_JOB_.
From the first line of the data below through the line holding "line width=1.6pt, color=linkblue]", output each line exactly and leave the pictures out.

_DATA SHOWN_.

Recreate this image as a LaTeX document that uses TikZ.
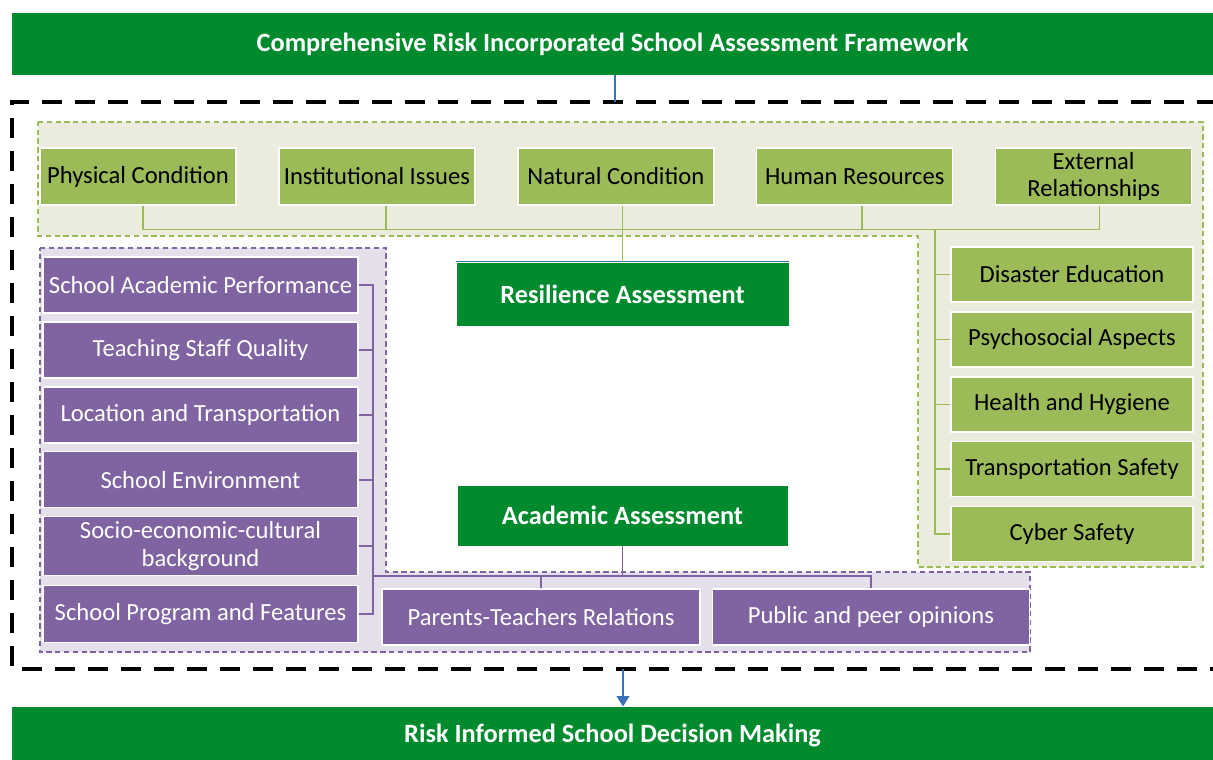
\documentclass[tikz,border=0pt]{standalone}
\usepackage{fontspec}
\setmainfont{Carlito}
\usepackage{tikz}
\usetikzlibrary{arrows.meta, positioning}
\definecolor{bargreen}{RGB}{0,138,46}
\definecolor{olive}{RGB}{155,187,89}
\definecolor{olivebg}{RGB}{235,236,222}
\definecolor{violet}{RGB}{128,100,162}
\definecolor{violetbg}{RGB}{229,223,236}
\definecolor{linkblue}{RGB}{61,114,184}
\tikzstyle{arrow}=[-{Triangle[length=6pt,width=7pt]}, line width=1.6pt, color=linkblue]

\begin{document}
\begin{tikzpicture}[
  bar/.style={rectangle, fill=bargreen, text=white, minimum width=24.02cm,
              font=\fontsize{15}{18}\selectfont\bfseries, inner sep=0pt},
  stage/.style={rectangle, fill=bargreen, draw=white, text=white,
                font=\fontsize{15}{18}\selectfont\bfseries},
  factor/.style={rectangle, fill=olive, draw=white, line width=0.8pt,
                 minimum width=3.92cm, minimum height=1.14cm, align=center,
                 font=\fontsize{14}{15.5}\selectfont, inner sep=1pt},
  risk/.style={factor, minimum width=4.84cm, minimum height=1.1cm},
  acfactor/.style={factor, fill=violet, text=white, minimum width=6.3cm,
                   minimum height=1.12cm},
  glink/.style={draw=olive, line width=0.9pt},
  plink/.style={draw=violet, line width=0.9pt}
]
\useasboundingbox (0,0) rectangle (24.26,-15.18);

% framework frame and the two grouping areas
\draw[black, line width=2.8pt, dash pattern=on 0.4cm off 0.26cm]
  (25,-2.04) -- (0.24,-2.04) -- (0.24,-13.38) -- (25,-13.38);
\draw[olive, fill=olivebg, densely dashed, line width=0.8pt]
  (0.76,-2.44) -- (24.06,-2.44) -- (24.06,-11.34) -- (18.36,-11.34)
  -- (18.36,-4.72) -- (0.76,-4.72) -- cycle;
\draw[violet, fill=violetbg, densely dashed, line width=0.8pt]
  (0.8,-4.96) -- (7.72,-4.96) -- (7.72,-11.44) -- (20.6,-11.44)
  -- (20.6,-13.04) -- (0.8,-13.04) -- cycle;

\node[bar, minimum height=1.24cm] (title) at (12.25,-0.88)
  {Comprehensive Risk Incorporated School Assessment Framework};
\node[bar, minimum height=1.12cm] (decide) at (12.25,-14.7)
  {Risk Informed School Decision Making};

\node[factor] (phys) at (2.76,-3.53) {Physical Condition};
\node[factor, right=0.83cm of phys] (inst)  {Institutional Issues};
\node[factor, right=0.83cm of inst] (nat)   {Natural Condition};
\node[factor, right=0.83cm of nat]  (human) {Human Resources};
\node[factor, right=0.83cm of human] (ext)  {External\\Relationships};

\node[risk] (dis) at (21.44,-5.49) {Disaster Education};
\node[risk, below=0.17cm of dis]   (psy)   {Psychosocial Aspects};
\node[risk, below=0.17cm of psy]   (hyg)   {Health and Hygiene};
\node[risk, below=0.17cm of hyg]   (trans) {Transportation Safety};
\node[risk, below=0.17cm of trans] (cyber) {Cyber Safety};

\node[stage, minimum width=6.66cm, minimum height=1.28cm] (resil) at (12.45,-5.88)
  {Resilience Assessment};
\node[stage, minimum width=6.62cm, minimum height=1.22cm] (acad) at (12.45,-10.31)
  {Academic Assessment};

\node[acfactor] (perf) at (4.01,-5.7) {School Academic Performance};
\node[acfactor, below=0.15cm of perf] (staff) {Teaching Staff Quality};
\node[acfactor, below=0.15cm of staff] (loc)  {Location and Transportation};
\node[acfactor, below=0.15cm of loc]  (env)   {School Environment};
\node[acfactor, below=0.15cm of env, minimum height=1.18cm, text width=6.1cm]
  (socio) {Socio-economic-cultural\\background};
\node[acfactor, below=0.17cm of socio, minimum height=1.14cm] (prog)
  {School Program and Features};
\node[acfactor, minimum width=6.36cm] (ptr) at (10.82,-12.34)
  {Parents-Teachers Relations};
\node[acfactor, minimum width=6.34cm, right=0.22cm of ptr] (pub)
  {Public and peer opinions};

\coordinate (topjoin) at (12.3,-2.04);
\coordinate (botjoin) at (12.46,-13.38);
\coordinate (rtop) at (18.7,-4.58);
\coordinate (pbus) at (7.46,-5.7);
\coordinate (prow) at (7.46,-11.52);

\draw[linkblue, line width=1.6pt] (title.south -| topjoin) -- (topjoin);
\draw[linkblue, line width=0.8pt] (resil.north west) -- (resil.north east);
\draw[arrow] (botjoin) -- (botjoin |- decide.north);

\draw[glink] ([xshift=0.1cm]phys.south) -- ++(0,-0.48) -| ([xshift=0.12cm]ext.south);
\draw[glink] ([xshift=0.18cm]inst.south) -- ++(0,-0.48);
\draw[glink] ([xshift=0.14cm]human.south) -- ++(0,-0.48);
\draw[glink] (resil.north) -- (resil.north |- nat.south);
\draw[glink] (rtop) |- (cyber.west);
\draw[glink] (dis.west) -- (dis.west -| rtop);
\draw[glink] (psy.west) -- (psy.west -| rtop);
\draw[glink] (hyg.west) -- (hyg.west -| rtop);
\draw[glink] (trans.west) -- (trans.west -| rtop);

\draw[plink] (perf.east) -- (pbus) |- (prog.east);
\draw[plink] (staff.east) -- (staff.east -| pbus);
\draw[plink] (loc.east) -- (loc.east -| pbus);
\draw[plink] (env.east) -- (env.east -| pbus);
\draw[plink] (socio.east) -- (socio.east -| pbus);
\draw[plink] (prow) -| (pub.north);
\draw[plink] (ptr.north) -- (ptr.north |- prow);
\draw[plink] (acad.south) -- (acad.south |- prow);
\end{tikzpicture}
\end{document}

_FINAL ANSWER_.
Recreate this image as a LaTeX document that uses TikZ.
\documentclass[tikz,border=0pt]{standalone}
\usepackage{fontspec}
\setmainfont{Carlito}
\usepackage{tikz}
\usetikzlibrary{arrows.meta, positioning}
\definecolor{bargreen}{RGB}{0,138,46}
\definecolor{olive}{RGB}{155,187,89}
\definecolor{olivebg}{RGB}{235,236,222}
\definecolor{violet}{RGB}{128,100,162}
\definecolor{violetbg}{RGB}{229,223,236}
\definecolor{linkblue}{RGB}{61,114,184}
\tikzstyle{arrow}=[-{Triangle[length=6pt,width=7pt]}, line width=1.6pt, color=linkblue]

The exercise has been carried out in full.